§ Direction: Extract the lines that carry the string "chart" from the listing.

§ Entries provided:
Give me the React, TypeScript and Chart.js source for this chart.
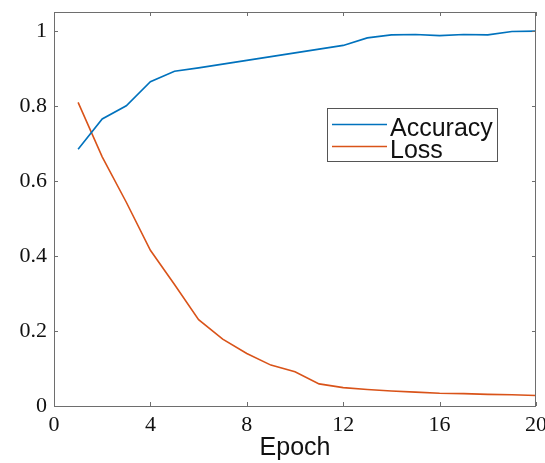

--

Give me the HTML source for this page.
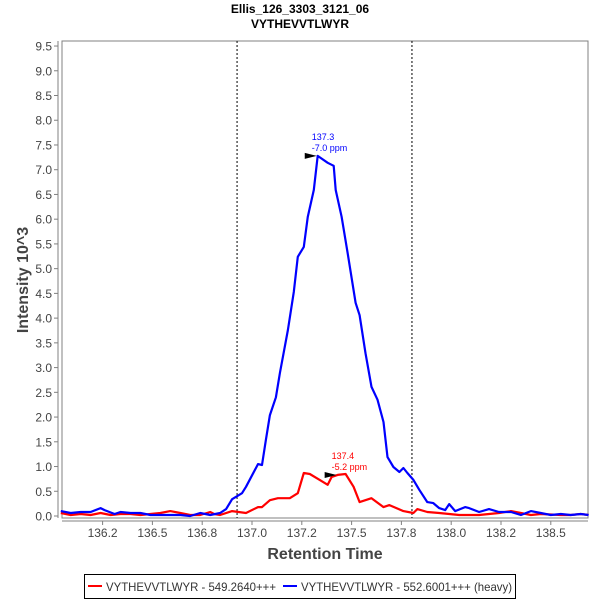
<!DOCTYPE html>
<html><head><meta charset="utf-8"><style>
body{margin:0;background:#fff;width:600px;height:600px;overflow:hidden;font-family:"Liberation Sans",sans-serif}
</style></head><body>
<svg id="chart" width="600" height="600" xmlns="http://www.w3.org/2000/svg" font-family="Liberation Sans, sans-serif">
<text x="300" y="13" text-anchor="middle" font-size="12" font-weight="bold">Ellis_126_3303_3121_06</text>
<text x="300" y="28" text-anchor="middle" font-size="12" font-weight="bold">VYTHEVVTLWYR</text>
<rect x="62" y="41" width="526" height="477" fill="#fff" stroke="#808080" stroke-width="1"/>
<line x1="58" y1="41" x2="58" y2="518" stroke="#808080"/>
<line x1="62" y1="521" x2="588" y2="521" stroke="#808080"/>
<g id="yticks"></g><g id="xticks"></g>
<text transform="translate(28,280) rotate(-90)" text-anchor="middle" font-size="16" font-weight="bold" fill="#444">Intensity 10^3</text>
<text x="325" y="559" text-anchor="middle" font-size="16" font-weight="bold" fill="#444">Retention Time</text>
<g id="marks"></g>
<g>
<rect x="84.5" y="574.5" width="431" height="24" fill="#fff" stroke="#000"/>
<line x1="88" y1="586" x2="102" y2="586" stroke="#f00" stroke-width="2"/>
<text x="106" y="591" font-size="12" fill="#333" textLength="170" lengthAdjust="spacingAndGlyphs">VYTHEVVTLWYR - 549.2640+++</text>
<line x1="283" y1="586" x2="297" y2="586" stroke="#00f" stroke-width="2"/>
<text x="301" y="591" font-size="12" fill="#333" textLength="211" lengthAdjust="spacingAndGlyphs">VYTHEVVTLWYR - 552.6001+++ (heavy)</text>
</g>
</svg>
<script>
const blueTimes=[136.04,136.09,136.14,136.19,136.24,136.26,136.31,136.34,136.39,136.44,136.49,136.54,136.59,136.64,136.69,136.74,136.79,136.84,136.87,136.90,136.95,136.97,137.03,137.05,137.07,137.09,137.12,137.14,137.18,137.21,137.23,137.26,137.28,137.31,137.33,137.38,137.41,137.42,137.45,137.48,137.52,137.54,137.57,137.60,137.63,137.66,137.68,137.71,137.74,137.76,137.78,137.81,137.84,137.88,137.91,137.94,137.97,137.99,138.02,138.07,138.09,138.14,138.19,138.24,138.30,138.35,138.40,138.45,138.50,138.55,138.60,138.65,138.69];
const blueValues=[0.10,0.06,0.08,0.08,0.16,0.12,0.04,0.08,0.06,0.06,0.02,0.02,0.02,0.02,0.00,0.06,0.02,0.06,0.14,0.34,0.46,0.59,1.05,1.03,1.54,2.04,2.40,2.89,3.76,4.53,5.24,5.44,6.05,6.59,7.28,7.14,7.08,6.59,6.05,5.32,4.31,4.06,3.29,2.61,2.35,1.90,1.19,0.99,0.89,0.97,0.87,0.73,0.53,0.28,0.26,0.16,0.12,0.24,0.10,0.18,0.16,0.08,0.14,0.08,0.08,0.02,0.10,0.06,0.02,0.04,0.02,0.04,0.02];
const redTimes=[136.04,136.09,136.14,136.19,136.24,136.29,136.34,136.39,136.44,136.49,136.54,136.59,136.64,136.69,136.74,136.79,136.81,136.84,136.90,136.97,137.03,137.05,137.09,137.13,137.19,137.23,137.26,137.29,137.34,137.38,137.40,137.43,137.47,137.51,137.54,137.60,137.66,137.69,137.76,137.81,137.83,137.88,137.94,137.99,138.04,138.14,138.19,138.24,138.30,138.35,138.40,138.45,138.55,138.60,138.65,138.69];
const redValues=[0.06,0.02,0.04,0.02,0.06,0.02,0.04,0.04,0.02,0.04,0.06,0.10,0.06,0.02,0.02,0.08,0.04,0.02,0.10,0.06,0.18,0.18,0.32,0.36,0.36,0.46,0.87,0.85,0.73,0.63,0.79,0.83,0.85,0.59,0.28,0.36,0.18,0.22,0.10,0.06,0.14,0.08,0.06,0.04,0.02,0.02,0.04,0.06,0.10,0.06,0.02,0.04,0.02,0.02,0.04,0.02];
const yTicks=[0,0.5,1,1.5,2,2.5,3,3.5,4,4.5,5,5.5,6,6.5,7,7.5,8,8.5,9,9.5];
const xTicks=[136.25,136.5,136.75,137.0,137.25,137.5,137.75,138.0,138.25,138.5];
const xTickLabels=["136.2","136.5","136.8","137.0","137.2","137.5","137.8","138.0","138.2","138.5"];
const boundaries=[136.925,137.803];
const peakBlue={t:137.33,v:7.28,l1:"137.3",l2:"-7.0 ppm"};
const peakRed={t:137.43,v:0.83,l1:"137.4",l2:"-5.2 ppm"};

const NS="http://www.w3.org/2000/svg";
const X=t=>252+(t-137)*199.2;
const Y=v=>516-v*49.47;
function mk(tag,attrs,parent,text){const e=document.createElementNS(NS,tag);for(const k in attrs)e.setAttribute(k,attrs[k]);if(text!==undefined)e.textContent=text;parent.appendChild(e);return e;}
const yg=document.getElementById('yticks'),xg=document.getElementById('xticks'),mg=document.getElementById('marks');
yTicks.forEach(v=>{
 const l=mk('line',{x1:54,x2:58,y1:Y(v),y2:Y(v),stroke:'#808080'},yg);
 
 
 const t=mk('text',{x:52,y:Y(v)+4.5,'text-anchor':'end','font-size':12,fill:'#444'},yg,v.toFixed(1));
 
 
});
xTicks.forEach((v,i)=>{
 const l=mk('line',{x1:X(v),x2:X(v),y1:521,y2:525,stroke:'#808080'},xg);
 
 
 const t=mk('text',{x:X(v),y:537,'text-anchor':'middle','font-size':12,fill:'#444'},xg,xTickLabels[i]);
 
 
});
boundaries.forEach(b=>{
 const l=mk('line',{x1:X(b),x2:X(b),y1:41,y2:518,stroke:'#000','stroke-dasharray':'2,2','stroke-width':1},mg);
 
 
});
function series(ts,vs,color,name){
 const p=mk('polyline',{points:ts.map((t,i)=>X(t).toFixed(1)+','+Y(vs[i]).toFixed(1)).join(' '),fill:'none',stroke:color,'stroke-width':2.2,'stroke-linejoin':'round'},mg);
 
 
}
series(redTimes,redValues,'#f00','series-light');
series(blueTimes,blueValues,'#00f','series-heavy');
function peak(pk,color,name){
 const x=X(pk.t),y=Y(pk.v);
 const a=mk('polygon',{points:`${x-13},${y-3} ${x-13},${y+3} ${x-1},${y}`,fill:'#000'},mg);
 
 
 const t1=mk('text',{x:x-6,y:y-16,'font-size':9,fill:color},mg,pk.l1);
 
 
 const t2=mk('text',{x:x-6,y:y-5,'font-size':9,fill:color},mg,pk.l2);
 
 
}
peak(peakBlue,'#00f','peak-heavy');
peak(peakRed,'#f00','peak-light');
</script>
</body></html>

§ Solution to the exercise:
Give me the React, TypeScript and Chart.js source for this chart.
<svg id="chart" width="600" height="600" xmlns="http://www.w3.org/2000/svg" font-family="Liberation Sans, sans-serif">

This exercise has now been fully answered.